This legacy version of AI Platform Data Labeling is deprecated and will no longer be available on Google Cloud after January 23, 2024. All the functionality of legacy AI Platform Data Labeling and new features are available on the Vertex AI platform. See Migrate to Vertex AI to learn how to migrate your resources.

Frequently asked questions (FAQ)

Who will label my data?

We have two primary vendors that are officially onboarded Subprocessors under our Cloud Data Processing Addendum (CDPA): GlobalLogic Technologies Ltd and Teleperformance Global Services. They are subject to all of the applicable standard Subprocessor security and compliance obligations set forth in the CDPA.

Can you provide any information about the security and protection of my data?

All data used in AI Platform Data Labeling Service and stored in Google Cloud is encrypted by default. Human labelers can only view your data during labeling. We will not disclose or use your data for any other purposes beyond your requested data labeling without your permission. If you delete the datasets labeled by the data labeling service, initiation of deletion of all copies of your data from our system will commence within 24 hours. We implement security measures intended to prevent data loss, unauthorized access, or spam on your data.

Can I label healthcare data?

Yes, AI Platform Data Labeling Service is HIPAA compliant and can be used to label healthcare data.

What quality control methods can I use to ensure the labeling quality?

You can request multiple human labelers to annotate each piece of your data. In cases where there is disagreement on labeling, we will get additional opinions from the other labelers until there is consensus or we have reached the maximum number of labelers that you have set.

For example, if you request 3 labelers:

For image classification tasks, we will have all 3 labelers classify each image and use the majority vote to decide the final answer.
For image bounding box tasks, we will have the first labeler draw the boxes and the second labeler verify them. If the second labeler disagrees and makes any edits, we will continue to the third one to get a majority opinion.

Instructions matter a lot to the labeling result since it teaches our labelers how to label your dataset. As a result, we encourage you to take a look at the tips about how to create good instructions. We may notify you if the instructions are unclear.
In addition, we encourage you to ramp up your data labeling jobs incrementally. Start your first labeling job with a small amount of data, and then see whether the results are what you expect. Revise your instructions according to the feedback and the results you have received, and then create subsequent jobs to iterate until you feel comfortable with sending larger quantities of data. This will help you get high quality results and make the best use of your budget.

What is the difference between a "task" and an "operation"?

A task is an action you perform using Data Labeling Service, such as importing data, exporting data, or requesting labeling. An operation is the Google long-running job that completes the task you request using an API call.

How do I know when an (import, export, or labeling) operation is done?

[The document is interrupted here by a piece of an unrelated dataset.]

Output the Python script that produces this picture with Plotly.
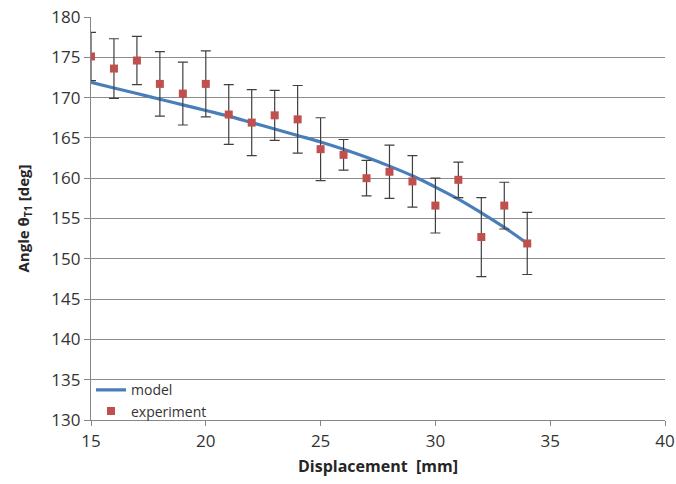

When you use the Data Labeling Service API to request import, export, or labeling, the response includes the name of the operation that will be completing the requested task. You can use the operation name to check the status of the request.
While the operation is running, you see a progressPercent field indicating the progress (if it's not shown, the progress is 0%). When the operation is complete, the response includes the value "done": true.
You also receive an email whenever an operation completes.

How do I get the ID of the annotated dataset after requesting labeling?

ListAnnotatedDatasets returns the names of your annotated datasets.The format of the name is projects/sample_project_id/datasets/test_dataset_id/annotatedDatasets/sample_id; the ID is the value that appears after annotatedDataSets/.

What does it mean when I get an HttpError 404 with the message "The requested resource accesses are not available. This request is rejected because of resource conflict."?

It means that another running operation is using the resource. For example, you might get this error if you request labeling before the import data operation is complete.

Why can't I delete my dataset/instruction/labeling task?

There is probably a resource conflict because a running operation is using the resource.

Do I have to manually type in all my labels one at a time to create a label set?

Yes, if you are using the AI Platform Data Labeling Service UI. If you are using the API, you can programmatically forward as many arguments as you want.

Why does my image bounding box data labeling request returns within a few minutes with no annotations?

Most likely your image format is not supported.

Why is the progress percentage still at zero a while after I submitted my labeling task?

Two possible reasons (you can reach out to cloudml-data-customer@google.com for more information):

Your task hasn't been picked up yet, due to a high volume of requests. The task is queued and will be started as soon as possible.
You requested multiple labelers per item and not all labelers have labeled any data items. For example, if you requested three labelers, a data item is marked complete only after all three labelers have finished labeling it. Even if all data items have been labeled by one or two labelers, the progress percentage would remain at zero.